De «preguntar»…
Tem graça. Ruy Ribeiro Couto, Olegario Marianno, José de Sá Nunes, um deles ou outro da delegação brasileira que negociou o Acordo de 1945 foi célere em cantar vitória num telegrama do Rio de Janeiro publicado pelo Diário Popular de Lisboa em 22 de Dezembro de 1945. Se temos hoje inquestionada a grafia «perguntar» (pràticamente só brasileira em 1945) foi por imposição brasileira. Do genuíno e generalizado «preguntar» português («90% dos portugueses — cultos e incultos preguntam» — V. B. de Amaral, «Bases da Ortografia Luso-Brasileira», p. 18) não há nem memória, salvo nuns iletrados populares que falam como dizem e pronto. Outro capricho brasileiro deu-nos, aos portugueses, em 1945, «quer» por «quere», «cacto» por «cato», tecto» por «teto», «corrupção», por «corrução», «aspecto» por «aspeto». E se damos alvíssaras e não «alvíçaras» a tantas destas coisas devemo-lo ao Dr. José de Sá Nunes, que chefiou a delegação brasileira para fixação da ortografia em 1945. Devem ser estas as regras mais próximas fònicamente dos portugueses que à boca cheia se apregoam e repetem.

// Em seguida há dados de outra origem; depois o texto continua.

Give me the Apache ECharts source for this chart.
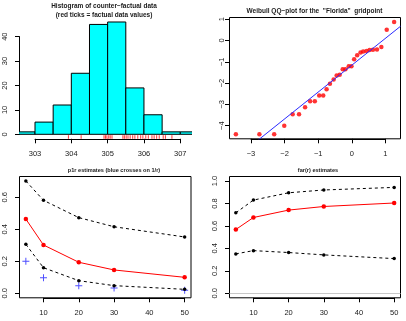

Pondo doutro modo: 1) muitas das consoantes abominadas pelo caco gráfico de 1990 foram reintroduzidas na ortografia da língua portuguesa em 1945 por causa dos brasileiros; por causa da fala dos brasileiros, que as pronunciavam e pronunciam e, por conseguinte (bem), não abdicaram delas; os portugueses submeteram-se; 2) o vetusto vernáculo preguntar dos portugueses foi extirpado do português correcto e respeitável (e em poucas gerações do falar popular, até) porque… Enfim, porque os brasileiros dizem pêr-gun-tar!
Estes são singelos exemplos. Mais haveria.
E daqui remeteu-se Portugal a uma dignidade serôdia mantendo uma ortografia com regras fabricadas em larga medida em 1945 por brasileiros que logo as renegaram com pregão à falsa fé, até hoje, de ser aquela uma ortografia… lusitanizante! — Pois não havia de sê-lo nada, nem um só pedacinho?!…
E para cúmulo flagelar-se disso Portugal por complexo de não sei quê, rebaixando-se a uma indignidade imprópria por tornar ainda a negociar com os párias do português, tomando-lhe agravos como se nada fossem, indo a ponto de descurar o valor diacrítico das consoantes etimológicas para a linguagem escrita e falada dos portugueses apenas e só porque os brasileiros esquizofrènicamente as desprezam como desprezam o que seja português.
Se não é isto mania, fixação obstinada, prazer mórbido em servir de capacho, não sei o que seja.
[Transcrição integral de “post” publicado no “blog” Bic Laranja em 13.03.15.]